While Limerick haven’t tasted senior success, the manager said that underage titles had not affected them.

“They’ve coped with everything so far. I suppose obviously we’re going to have to keep an eye out and look out for fellas. The most important thing is that they look out for each other and we spoke about it coming back on the bus yesterday, humility is one of the great attributes that all the great teams have had. If you look at the Kilkenny teams for the last 15 years, the humility that those fellas have shown is an example to all players I think,” outlined John Kiely.

”They’ve carried success very well on their shoulders and the challenge to these boys is to be able to carry their success on their shoulders and I think what we said yesterday was, the fellas we were a year ago, we’d like to be the same fellas in a year’s time. If we can be the same people we were a year ago in a year’s time, I think we’ll have done a very good job,” he explained.
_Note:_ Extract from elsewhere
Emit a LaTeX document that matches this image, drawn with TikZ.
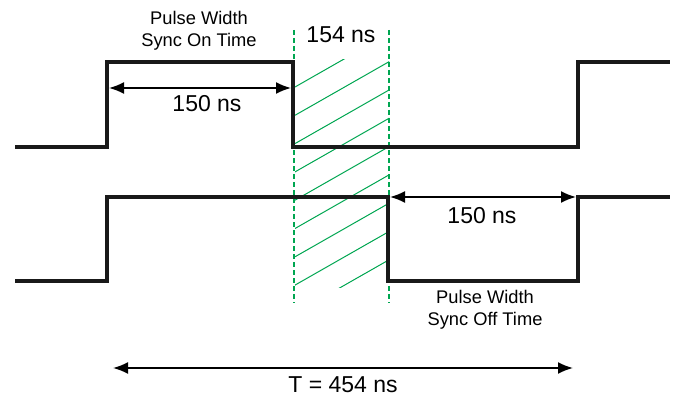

“They’ve done it ok so far, that’s what I’ll say. They’ve done it ok so far at schools, at colleges. UL won the Fitzgibbon the Saturday and we were in Antrim on the Sunday and we were back in training with the UL lads on the Tuesday. We acknowledged their win and we moved on. That was it.

"It wasn’t mentioned again until yesterday coming out from Croke Park because acknowledged it as one of the major stepping stones for the team this year because it meant so much to the players that we acknowledged the importance of the Fitzgibbon competition and allowed them to play the final and stay at home and celebrate with their college mates and they were given the freedom of the city for the night, ‘Go and do what you want to do, enjoy yourselves, we’ll see you on Tuesday night at training’. That’s important. We didn’t tell them they had to be home or not to drink or whatever it might be. We told them to go and enjoy themselves and I think that’s hugely important,” he detailed of his man-management.

Kiely pointed to the Allianz League win over Galway in March as a turning point for the season.

 “In a hurling context, listen, Galway was big. We didn’t acknowledge that during the course of the season but that was a fairly big moment above there. We were, what, eight points down? Nine points down?

"Half-time, the temptation was there to make a few changes and we went into the dressing room with a completely different message. We told the players, ‘No, we’re here, you’re eight down, we’re trusting ye 100%, ye can turn this around’, and they took great confidence from that.

"We didn’t panic or we didn’t react or we didn’t lay blame anywhere. We were just happy to keep going, we stuck to the process, we stuck to the game plan and that was massive,” he added.